The book may not have been released because of the kind of ‘reconciliation’ between the two which occurred on the eve of the 2019 presidential contest. Today, that ‘reconciliation’ has evaporated and the two are back to the battlefield, with the 2023 presidential contest as the hottest site of the never ending feud between the two. Between 2003 and 2007 when they fought, Nigeria suffered. No researcher has delved into the outcomes of that conflict but it would shock people if and when such a research is conducted. The consequences of the 2023 phase of their never endless attrition may be greater this time. Peter Obi’s victory will be Obasanjo’s defeat of Atiku. On the other hand, Atiku’s victory will be his defeat of his boss at last. Given the match between them in past skirmishes, ordinary Nigerians may have to pray because each side will put in everything into the feuding.
So far, Obasanjo seems to be ahead. Whether he has a hand or not in Peter Obi’s schematised pull out from the PDP and the post-Convention split in the PDP, they are good news for him. Apart from the Soludo outburst, Obi and, by implication, Obasanjo has not suffered such damage. When people reflect on the abrupt way Peter Obi left the PDP to offer himself as a presidential candidate, the memory that they fall back on is that of the Obasanjo/Atiku warfare. However, Atiku has a history of devastating retaliation against even an Obasanjo. Already, some analysts are pointing at their feud as the reason for the impossibility of a more systematically planned coming of a presidential candidate of Igbo identity, systematically planned to act as a complete closure of issues related to the Civil War. If Atiku and Obasanjo were not feuding, that pair might have been the tripod on which such a possibility would have rested. And this is how it would have happened.
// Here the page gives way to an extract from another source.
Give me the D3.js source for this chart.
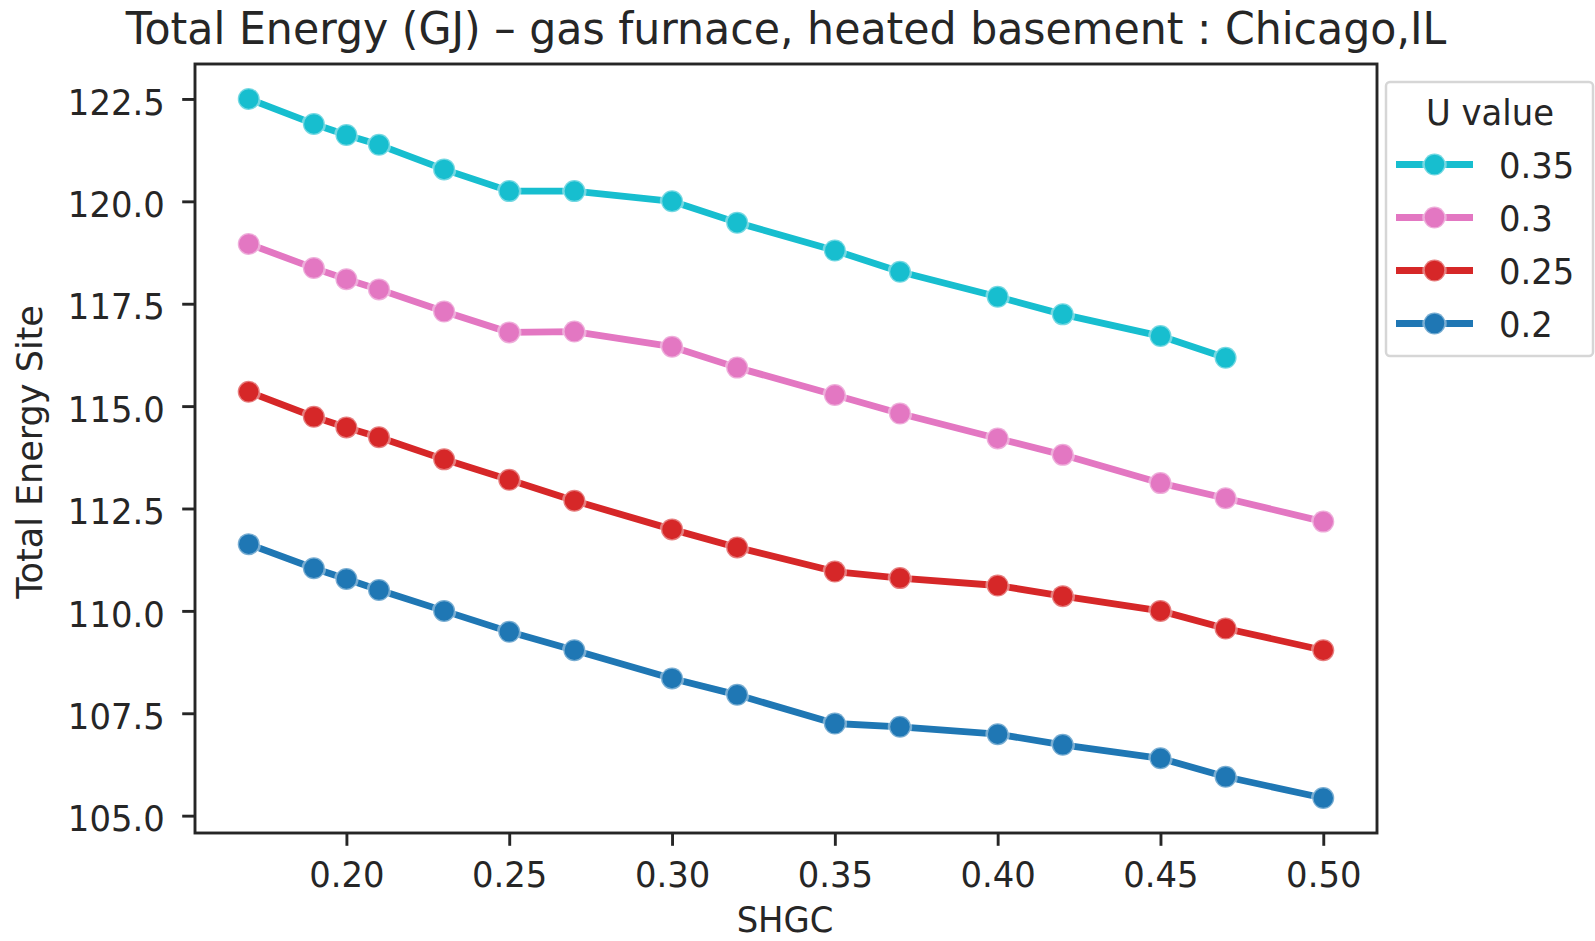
<!DOCTYPE html>
<html>
<head>
<meta charset="utf-8">
<script src="https://cdn.jsdelivr.net/npm/d3@7"></script>
<style>
  html, body { margin: 0; padding: 0; background: #ffffff; }
  svg { display: block; }
  text { font-family: "DejaVu Sans", sans-serif; fill: #262626; }
</style>
</head>
<body>
<svg id="chart" width="1595" height="941"></svg>
<script>
// SHGC values along the x axis
const shgc = [0.17, 0.19, 0.20, 0.21, 0.23, 0.25, 0.27, 0.30, 0.32, 0.35, 0.37, 0.40, 0.42, 0.45, 0.47, 0.50];

// Total site energy (GJ) for each window U value
const energyU035 = [122.50, 121.89, 121.62, 121.38, 120.78, 120.25, 120.25, 120.00, 119.48, 118.80, 118.28, 117.67, 117.24, 116.71, 116.18];
const energyU030 = [118.96, 118.37, 118.10, 117.85, 117.31, 116.80, 116.82, 116.45, 115.94, 115.27, 114.82, 114.21, 113.81, 113.12, 112.75, 112.18];
const energyU025 = [115.35, 114.74, 114.48, 114.24, 113.70, 113.20, 112.69, 111.99, 111.55, 110.96, 110.80, 110.62, 110.36, 110.00, 109.57, 109.04];
const energyU020 = [111.63, 111.04, 110.78, 110.51, 110.00, 109.49, 109.04, 108.35, 107.95, 107.25, 107.17, 106.99, 106.73, 106.40, 105.95, 105.43];

const uLabels = ["0.35", "0.3", "0.25", "0.2"];
const uColors = ["#17becf", "#e377c2", "#d62728", "#1f77b4"];

const xTicks = [0.20, 0.25, 0.30, 0.35, 0.40, 0.45, 0.50];
const yTicks = [105.0, 107.5, 110.0, 112.5, 115.0, 117.5, 120.0, 122.5];

const titleText = "Total Energy (GJ) \u2013 gas furnace, heated basement : Chicago,IL";
const xLabelText = "SHGC";
const yLabelText = "Total Energy Site";
const legendTitleText = "U value";

const series = [energyU035, energyU030, energyU025, energyU020].map((vals, i) => ({
  label: uLabels[i],
  color: uColors[i],
  points: vals.map((v, j) => ({ x: shgc[j], y: v }))
}));

// Layout
const plot = { left: 195, top: 64, right: 1377, bottom: 833 };
const squeeze = 0.94;
const baseFont = 36;

const svg = d3.select("#chart");

// Scales padded by 5% of the data range on each side
function padded(ext) {
  const p = (ext[1] - ext[0]) * 0.05;
  return [ext[0] - p, ext[1] + p];
}
const allY = series.flatMap(s => s.points.map(d => d.y));
const x = d3.scaleLinear().domain(padded(d3.extent(shgc))).range([plot.left, plot.right]);
const y = d3.scaleLinear().domain(padded(d3.extent(allY))).range([plot.bottom, plot.top]);

function squeezedText(parent, px, py, str, size, anchor, sx) {
  return parent.append("text")
    .attr("transform", `translate(${px},${py}) scale(${sx || squeeze},1)`)
    .attr("text-anchor", anchor || "start")
    .style("font-size", size + "px")
    .text(str);
}

// Axes
const tickLen = 12.8;
const axisColor = "#262626";

const yAxis = svg.append("g")
  .attr("transform", `translate(${plot.left},0)`)
  .call(d3.axisLeft(y).tickValues(yTicks).tickFormat(d3.format(".1f")).tickSize(tickLen).tickPadding(17.5));
const xAxis = svg.append("g")
  .attr("transform", `translate(0,${plot.bottom})`)
  .call(d3.axisBottom(x).tickValues(xTicks).tickFormat(d3.format(".2f")).tickSize(tickLen).tickPadding(15.5));

[yAxis, xAxis].forEach(g => {
  g.select(".domain").remove();
  g.selectAll(".tick line").attr("stroke", axisColor).attr("stroke-width", 2.9);
  g.selectAll(".tick text")
    .style("font-size", baseFont + "px")
    .attr("fill", axisColor)
    .style("font-family", "DejaVu Sans, sans-serif");
});
yAxis.selectAll(".tick text").each(function () {
  const t = d3.select(this);
  const tx = +t.attr("x");
  t.attr("x", 0).attr("dy", "0.42em").attr("transform", `translate(${tx},0) scale(${squeeze},1)`);
});
xAxis.selectAll(".tick text").each(function () {
  const t = d3.select(this);
  const ty = +t.attr("y");
  t.attr("y", 0).attr("transform", `translate(0,${ty}) scale(${squeeze},1)`);
});

// Series lines and markers
const line = d3.line().x(d => x(d.x)).y(d => y(d.y));
const seriesG = svg.append("g");
series.slice().reverse().forEach(s => {
  seriesG.append("path")
    .datum(s.points)
    .attr("d", line)
    .attr("fill", "none")
    .attr("stroke", s.color)
    .attr("stroke-width", 6.8)
    .attr("stroke-linejoin", "round");
  seriesG.selectAll(null)
    .data(s.points)
    .enter()
    .append("circle")
    .attr("cx", d => x(d.x))
    .attr("cy", d => y(d.y))
    .attr("r", 11)
    .attr("fill", s.color)
    .attr("stroke", "#ffffff")
    .attr("stroke-opacity", 0.4)
    .attr("stroke-width", 2.5);
});

// Frame
svg.append("rect")
  .attr("x", plot.left)
  .attr("y", plot.top)
  .attr("width", plot.right - plot.left)
  .attr("height", plot.bottom - plot.top)
  .attr("fill", "none")
  .attr("stroke", axisColor)
  .attr("stroke-width", 2.9);

// Title and axis labels
squeezedText(svg, (plot.left + plot.right) / 2, 44, titleText, 44, "middle", 0.97);
squeezedText(svg, 785, 932, xLabelText, baseFont, "middle");
svg.append("text")
  .attr("transform", `translate(42,452) rotate(-90)`)
  .attr("text-anchor", "middle")
  .style("font-size", "35px")
  .text(yLabelText);

// Legend
const lg = svg.append("g");
lg.append("rect")
  .attr("x", 1386)
  .attr("y", 82)
  .attr("width", 207)
  .attr("height", 274)
  .attr("rx", 4)
  .attr("fill", "#ffffff")
  .attr("stroke", "#d6d6d6")
  .attr("stroke-width", 2.5);
squeezedText(lg, 1490, 125, legendTitleText, baseFont, "middle");
series.forEach((s, i) => {
  const cy = 164.5 + i * 53;
  lg.append("line")
    .attr("x1", 1396).attr("x2", 1473)
    .attr("y1", cy).attr("y2", cy)
    .attr("stroke", s.color)
    .attr("stroke-width", 6.8);
  lg.append("circle")
    .attr("cx", 1434.5).attr("cy", cy)
    .attr("r", 11)
    .attr("fill", s.color)
    .attr("stroke", "#ffffff")
    .attr("stroke-opacity", 0.4)
    .attr("stroke-width", 2.5);
  squeezedText(lg, 1499, cy + 13.5, s.label, baseFont, "start");
});
</script>
</body>
</html>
After being locked out of power for decades for taking up arms against Nigeria, it was expected that the making of a Nigerian president of Igbo origin would be by a deliberate, behind-the-scene elite decision. That is, the most strategic elite figures in such political make-up exercises would meet, decide on an Igbo politician, convince all others planning to contend for power to step down as was done in 1998/99 and then make the election of such a candidate an all-involving national project. This is what the temporary unity of the Super – 5 achieved in 1998/1999. The credit must be given to them for taking Obasanjo straight from prison to power by convincing everyone else to drop their presidential ambition. There was a split in the PDP over this because the National Party of Nigeria, (NPN) elements in the party stuck with the original position that, in the absence of Shagari, the next presidential material had to be Dr. Alex Ekwueme. If the Super – 5 had not smashed Ekwueme’s candidacy, the idea of an Igbo president by deliberate, behind-the-scene elite consensus would have been achieved then.
In 1998/99, the Super – 5 argued that an Ekwueme presidency was not tenable because it is not the practice worldwide to have a president from the cultural identity which took up arms against the state when elements of the federal forces who fought them to a defeat are still alive and active. General Danjuma gave The Guardian an interview in 2007 in which he explained this further from the angle that affected him because some smart Alecs were linking his rating of Ekwueme as hatred for Igbos. The Ekwueme/NPN elements in the PDP were defeated in the Jos Convention of the PDP early 1999 but Obasanjo who was sensitive to what preceded his victory decided to smoothen things by offering Dr. Ekwueme the position of the Senate President right there at the Convention. Ekwueme rejected it and Obasanjo must have felt slighted at that independent mindedness.
It is easy to speculate that this approach was not attempted or did not work this time because Obasanjo and Atiku are at war, Obasanjo and Buhari are not very much together. IBB is always amenable to his bosses – Obasanjo and Danjuma but they are all moving in different directions. Although it would be interesting to know how far Obasanjo and General Danjuma went before they failed to accomplish an elite consensus on a Nigerian president of Igbo origin once they have decided that Nigeria is now ripe for an Igbo president. Is it possible they are so fragmented that a discussion of this between the Super – 5, Buhari and a few other actors was not even contemplated? IBB and Abdulsalmi could not have been that opposed to such a consensus that Obasanjo and General Danjuma could not have convinced them. As things are, Obi could win the 2023 presidential contest but even if that were to happen, his victory would not pass the same grand, symbolic message that making him president by national acclamation would have passed. President by national acclamation does not always fulfil everyone’s expectation of it but the renewal it brings has no alternative or equal.
Instead of renewal, the Inspector-General of Police is alerting the nation to trouble ahead just as INEC, the US and the British are also doing. Who knows if the Obasanjo/Atiku feud is not one of the plausible sources of the trouble they are warning against, especially if Tinubu does not break the stalemate? Every four years, the nation must appear to be heading for a break just because a president, some less than a thousand federal legislators and some 36 governors are to be elected. Nigeria should be gone beyond that by now. It is already too late but if only the two warriors can spare a moment for those for whom a meal a day is a problem. Election as a source of bitterness and frustration ought to have been a bygone by now.